* _Exercise goal_: In the following material, identify every line holding the string "React" and return it.

* _Task data_:
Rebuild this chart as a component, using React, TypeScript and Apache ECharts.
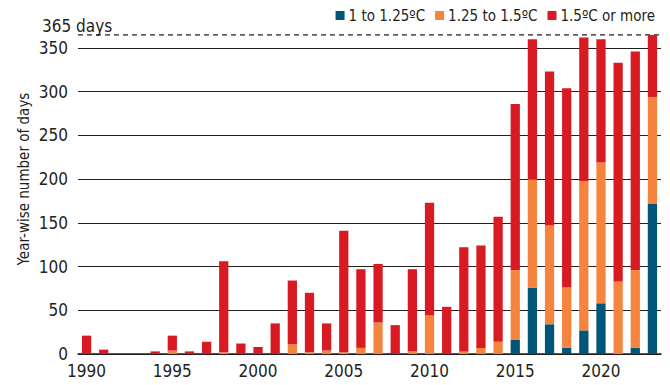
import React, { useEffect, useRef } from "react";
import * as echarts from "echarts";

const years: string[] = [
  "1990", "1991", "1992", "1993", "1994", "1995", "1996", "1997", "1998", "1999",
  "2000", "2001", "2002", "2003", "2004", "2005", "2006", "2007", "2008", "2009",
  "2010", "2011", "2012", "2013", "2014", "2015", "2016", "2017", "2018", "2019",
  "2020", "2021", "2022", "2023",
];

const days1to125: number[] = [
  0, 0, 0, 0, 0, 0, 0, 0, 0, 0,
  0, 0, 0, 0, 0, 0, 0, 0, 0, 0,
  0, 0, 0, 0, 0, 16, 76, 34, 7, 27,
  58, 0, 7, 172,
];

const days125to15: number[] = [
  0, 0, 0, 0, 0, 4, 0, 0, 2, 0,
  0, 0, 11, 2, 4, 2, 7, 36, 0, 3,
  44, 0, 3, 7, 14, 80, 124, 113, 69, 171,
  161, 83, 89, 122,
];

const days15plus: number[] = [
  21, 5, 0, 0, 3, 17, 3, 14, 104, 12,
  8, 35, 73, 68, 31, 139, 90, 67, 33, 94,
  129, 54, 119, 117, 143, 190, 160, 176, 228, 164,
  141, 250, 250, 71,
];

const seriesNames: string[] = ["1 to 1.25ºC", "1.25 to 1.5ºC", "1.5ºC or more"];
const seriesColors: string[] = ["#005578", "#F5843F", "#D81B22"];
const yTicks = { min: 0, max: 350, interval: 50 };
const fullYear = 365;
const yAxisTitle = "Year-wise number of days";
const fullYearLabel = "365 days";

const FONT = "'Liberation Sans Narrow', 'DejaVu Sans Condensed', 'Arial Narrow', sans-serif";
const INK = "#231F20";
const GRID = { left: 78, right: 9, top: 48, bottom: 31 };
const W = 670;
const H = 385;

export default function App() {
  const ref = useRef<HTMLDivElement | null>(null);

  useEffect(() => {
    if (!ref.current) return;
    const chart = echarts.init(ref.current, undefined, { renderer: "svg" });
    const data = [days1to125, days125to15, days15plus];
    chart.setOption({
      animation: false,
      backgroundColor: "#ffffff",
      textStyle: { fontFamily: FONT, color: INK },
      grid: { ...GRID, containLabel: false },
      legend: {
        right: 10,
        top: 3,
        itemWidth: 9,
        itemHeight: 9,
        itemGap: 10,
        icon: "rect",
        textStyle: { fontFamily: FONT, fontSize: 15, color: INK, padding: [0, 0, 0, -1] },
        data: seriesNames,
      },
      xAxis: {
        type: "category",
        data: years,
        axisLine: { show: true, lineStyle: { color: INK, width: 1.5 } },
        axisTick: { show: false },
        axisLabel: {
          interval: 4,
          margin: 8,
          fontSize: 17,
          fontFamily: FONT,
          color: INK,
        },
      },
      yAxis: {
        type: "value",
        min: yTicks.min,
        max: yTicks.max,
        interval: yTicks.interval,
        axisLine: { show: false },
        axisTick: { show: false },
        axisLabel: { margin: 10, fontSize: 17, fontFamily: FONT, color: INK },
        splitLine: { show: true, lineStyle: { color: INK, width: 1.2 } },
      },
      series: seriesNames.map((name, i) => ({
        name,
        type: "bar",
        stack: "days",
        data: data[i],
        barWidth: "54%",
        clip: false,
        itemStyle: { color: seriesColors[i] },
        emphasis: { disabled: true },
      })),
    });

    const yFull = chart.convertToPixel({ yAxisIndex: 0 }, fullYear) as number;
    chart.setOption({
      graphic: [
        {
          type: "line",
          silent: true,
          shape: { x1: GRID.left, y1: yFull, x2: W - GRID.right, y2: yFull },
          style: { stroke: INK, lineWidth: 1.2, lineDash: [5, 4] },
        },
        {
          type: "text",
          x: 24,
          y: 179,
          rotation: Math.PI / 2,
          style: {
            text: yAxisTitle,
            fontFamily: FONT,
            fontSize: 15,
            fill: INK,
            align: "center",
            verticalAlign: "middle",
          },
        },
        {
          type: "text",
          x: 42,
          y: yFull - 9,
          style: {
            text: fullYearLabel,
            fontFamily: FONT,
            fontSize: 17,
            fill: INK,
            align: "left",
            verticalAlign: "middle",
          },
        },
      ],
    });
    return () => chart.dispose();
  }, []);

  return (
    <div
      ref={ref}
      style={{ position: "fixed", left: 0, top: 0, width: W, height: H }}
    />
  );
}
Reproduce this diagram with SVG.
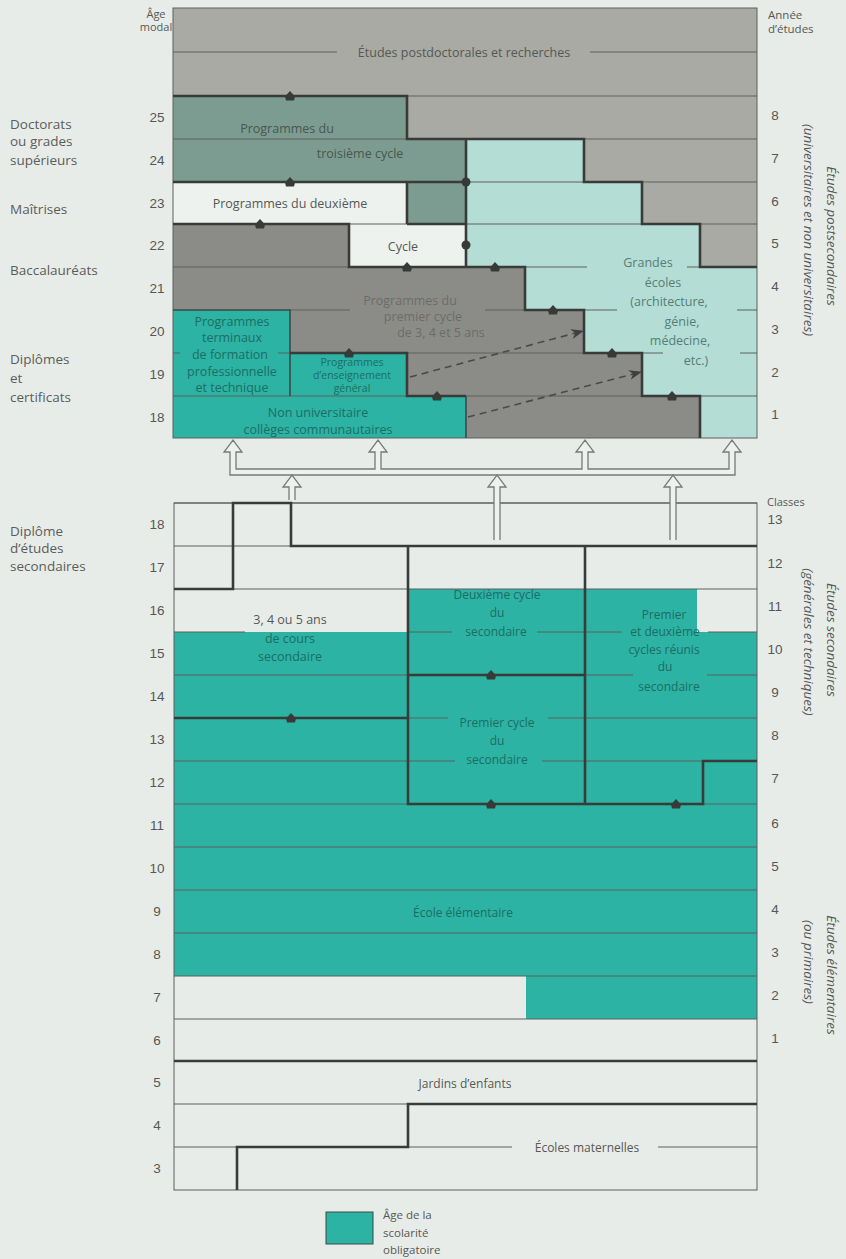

* _Task solution_:
Rebuild this chart as a component, using React, TypeScript and Apache ECharts.
import React, { useEffect, useRef } from "react";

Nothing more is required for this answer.